Could this be an effective way to engage primary school-age children with languages and their many quirks and facets and encourage them to see beyond the misconception that “languages are difficult”? What is more, many primary school teachers say themselves that they are reticent when it comes to teaching foreign languages and often consider that languages are not their forte in amongst the many other subjects that they teach. Giving children the bare linguistic bones needed to let their imaginations fly and create their own language would not require, in the teacher, any more than a universal understanding of language and would not demand degree-level knowledge of French, German or Spanish. And yet, it could provide the spark that one day might lead to a lifelong love of languages and that degree-level or working knowledge that is not only a significant boost to employment prospects, but can also be a key that opens the door to a world way beyond the classroom.
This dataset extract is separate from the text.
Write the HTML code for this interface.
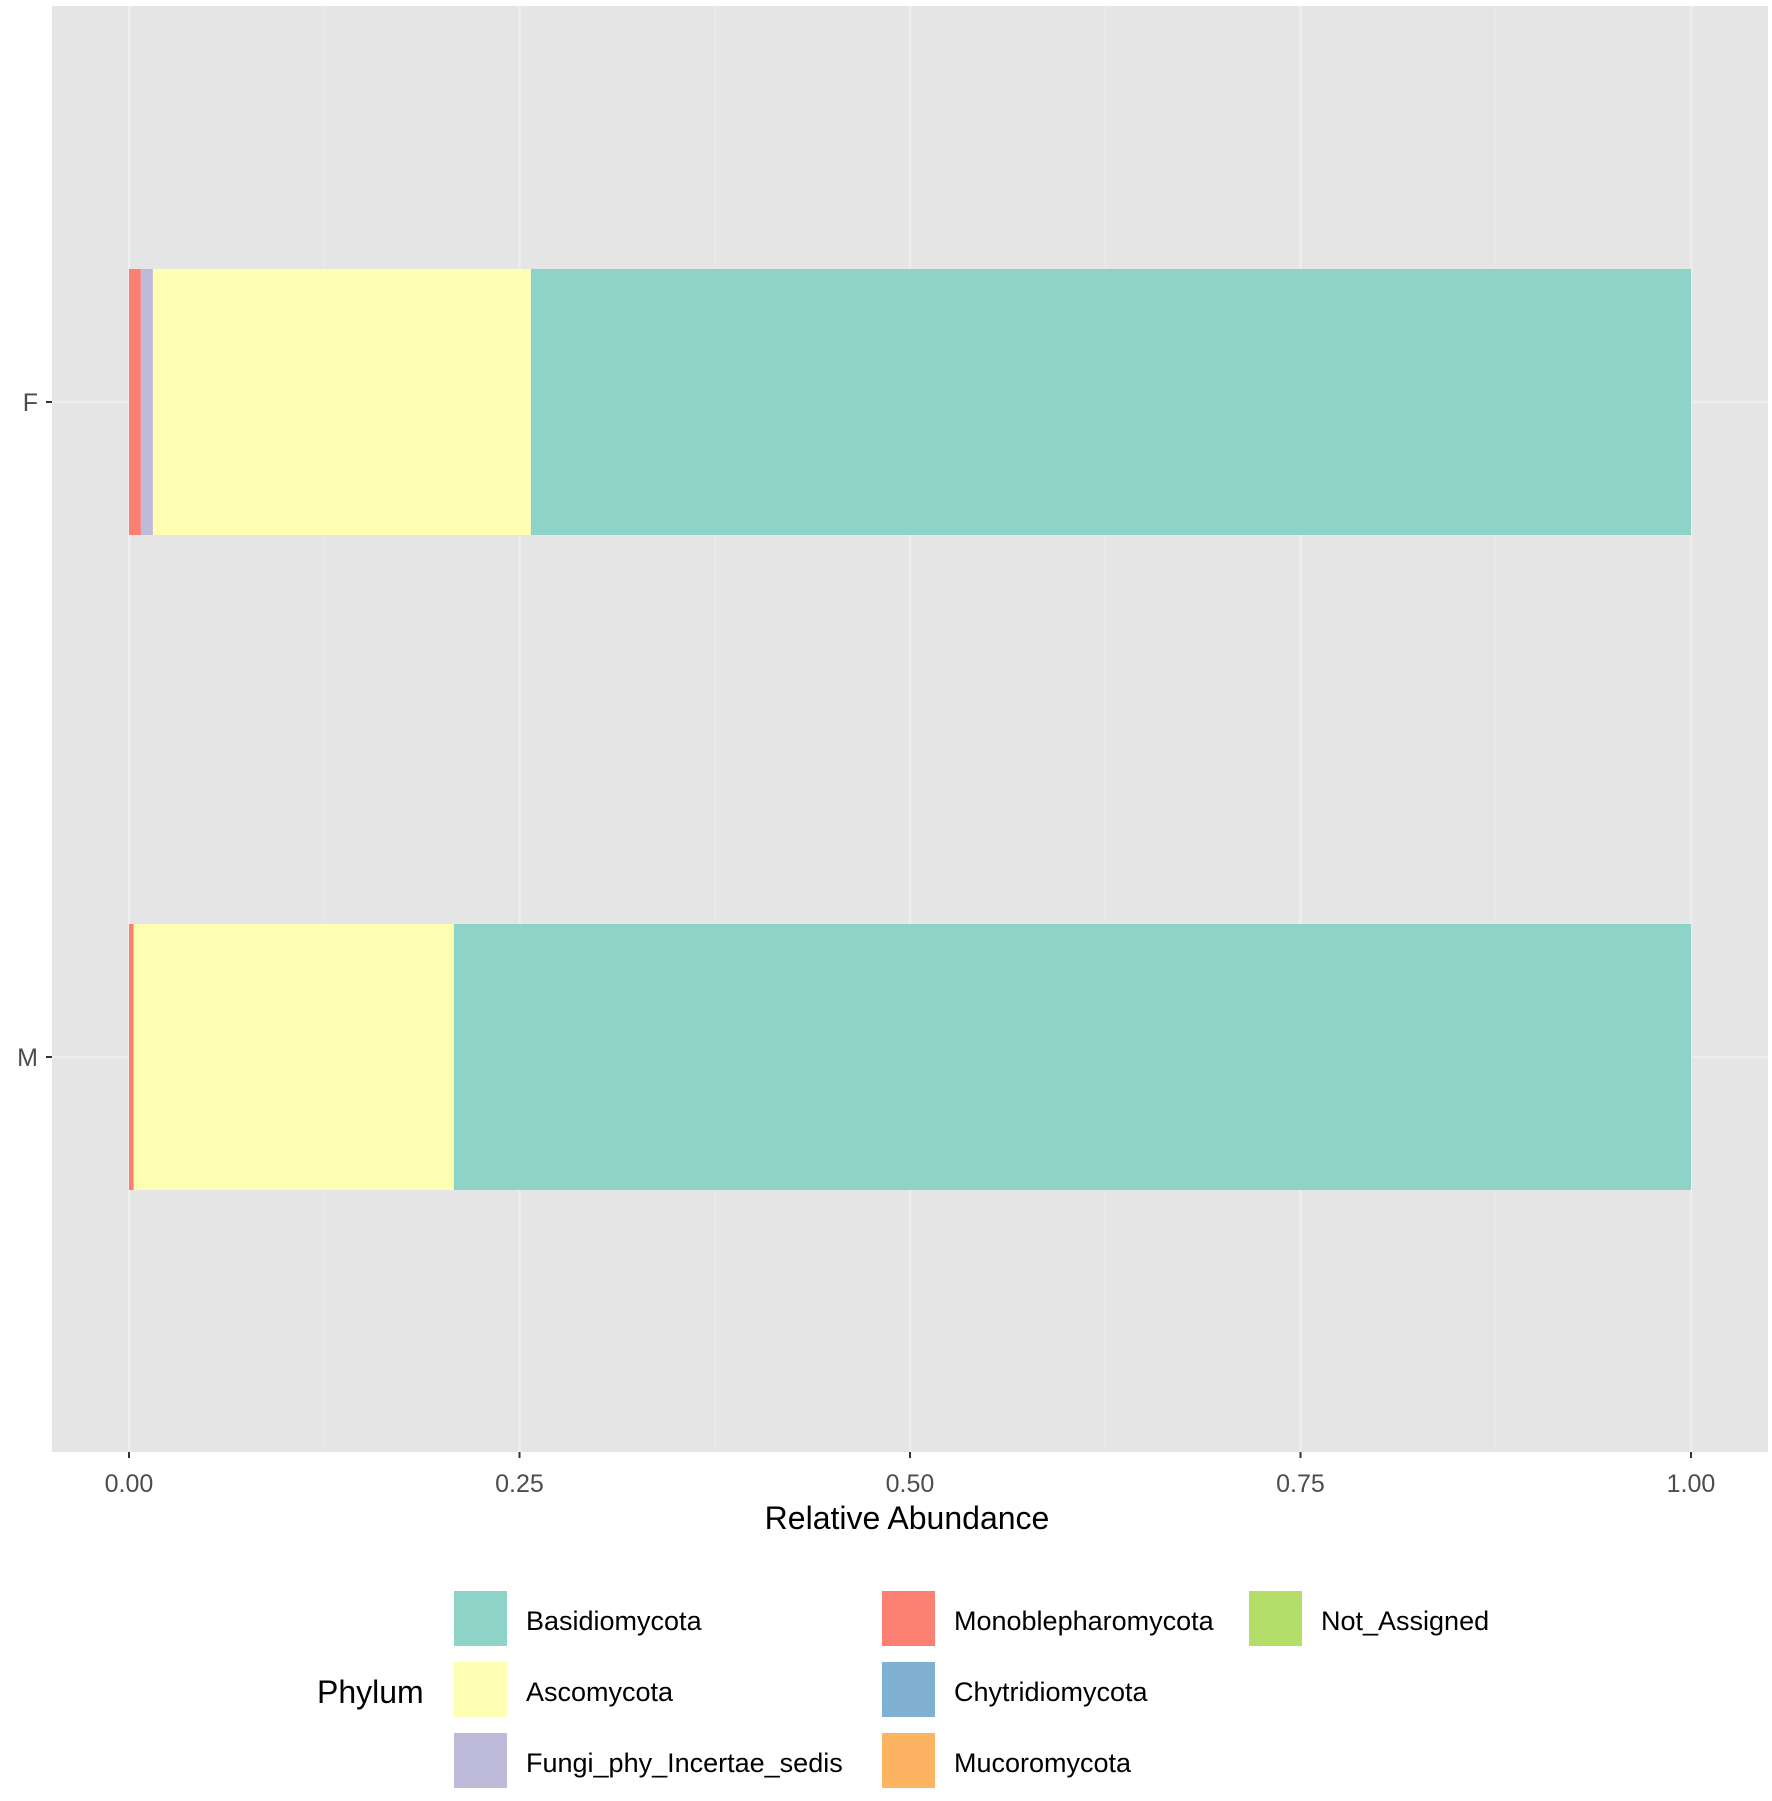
<!DOCTYPE html>
<html><head><meta charset="utf-8"><style>
body{margin:0;background:#fff;}
svg text{font-family:"Liberation Sans",sans-serif;}
</style></head><body>
<svg id="chart" width="1772" height="1796" viewBox="0 0 1772 1796" xmlns="http://www.w3.org/2000/svg">
<rect x="52" y="6" width="1716" height="1446" fill="#e5e5e5"/>
<g id="grid"></g><g id="bars"></g><g id="axes"></g><g id="legend"></g>
</svg>
<script>
const categories = ["F","M"];
const phyla = ["Monoblepharomycota","Fungi_phy_Incertae_sedis","Ascomycota","Basidiomycota"];
const valsMono = [0.0076, 0.003];
const valsFungi = [0.0077, 0.0];
const valsAsco = [0.242, 0.205];
const valsBasidio = [0.7427, 0.792];
const xTicks = [0, 0.25, 0.5, 0.75, 1];
const xTickLabels = ["0.00","0.25","0.50","0.75","1.00"];
const colors = {"Basidiomycota":"#8dd3c7","Ascomycota":"#ffffb3","Fungi_phy_Incertae_sedis":"#bebada","Monoblepharomycota":"#fb8072","Chytridiomycota":"#80b1d3","Mucoromycota":"#fdb462","Not_Assigned":"#b3de69"};
const legendCols = [["Basidiomycota","Ascomycota","Fungi_phy_Incertae_sedis"],["Monoblepharomycota","Chytridiomycota","Mucoromycota"],["Not_Assigned"]];
const NS="http://www.w3.org/2000/svg";
const x = v => 129 + v*1562;
const yCenter = {"F":402,"M":1057};
const barH = 266;
function mk(tag, attrs, parent){const e=document.createElementNS(NS,tag);for(const k in attrs)e.setAttribute(k,attrs[k]);parent.appendChild(e);return e;}
const grid=document.getElementById('grid'), bars=document.getElementById('bars'), axes=document.getElementById('axes'), leg=document.getElementById('legend');
for(let i=0;i<xTicks.length-1;i++){
  const m=mk('line',{x1:x((xTicks[i]+xTicks[i+1])/2),x2:x((xTicks[i]+xTicks[i+1])/2),y1:6,y2:1452,stroke:'#e9e9e9','stroke-width':1.5},grid);
  
  
}
xTicks.forEach((t,i)=>{
  const g=mk('line',{x1:x(t),x2:x(t),y1:6,y2:1452,stroke:'#eeeeee','stroke-width':2.5},grid);
  
  
  const tk=mk('line',{x1:x(t),x2:x(t),y1:1452,y2:1458,stroke:'#333','stroke-width':2},axes);
  
  
  const tl=mk('text',{x:x(t),y:1492,'text-anchor':'middle','font-size':25,fill:'#4d4d4d'},axes);
  tl.textContent=xTickLabels[i];
  
  
});
const series={"Monoblepharomycota":valsMono,"Fungi_phy_Incertae_sedis":valsFungi,"Ascomycota":valsAsco,"Basidiomycota":valsBasidio};
categories.forEach((c,ci)=>{
  const yc=yCenter[c];
  const gl=mk('line',{x1:52,x2:1768,y1:yc,y2:yc,stroke:'#eeeeee','stroke-width':2.5},grid);
  
  
  let acc=0;
  phyla.forEach(p=>{
    const v=series[p][ci];
    if(v>0){
      const r=mk('rect',{x:x(acc),y:yc-barH/2,width:x(acc+v)-x(acc),height:barH,fill:colors[p]},bars);
      
      
    }
    acc+=v;
  });
  const tk=mk('line',{x1:46,x2:52,y1:yc,y2:yc,stroke:'#333','stroke-width':2},axes);
  
  
  const tl=mk('text',{x:38,y:yc+9,'text-anchor':'end','font-size':25,fill:'#4d4d4d'},axes);
  tl.textContent=c;
  
  
});
const at=mk('text',{x:907,y:1529,'text-anchor':'middle','font-size':32,fill:'#000'},axes);
at.textContent='Relative Abundance';


const lt=mk('text',{x:317,y:1703,'font-size':32,fill:'#000'},leg);
lt.textContent='Phylum';


const colX=[454,882,1249], rowY=[1591,1662,1733];
legendCols.forEach((col,ci)=>col.forEach((p,ri)=>{
  const k=mk('rect',{x:colX[ci],y:rowY[ri],width:53,height:55,fill:colors[p]},leg);
  
  
  const t=mk('text',{x:colX[ci]+72,y:rowY[ri]+39,'font-size':27,fill:'#000'},leg);
  t.textContent=p;
  
  
}));
</script>
</body></html>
I used to love inventing languages as a child. My favourite two languages at the time were Spanish and Portuguese, so I decided that I would take ‘the best bits’ from both and make my own hybrid language. Years later, I discovered that I’d inadvertently ‘created’ Galician! When I came to learn the real Galician, that childhood joy was still there. If we could instil that joy in others at an early age, through play with the building blocks of language, might our lifelong attitude towards language learning be a more positive one?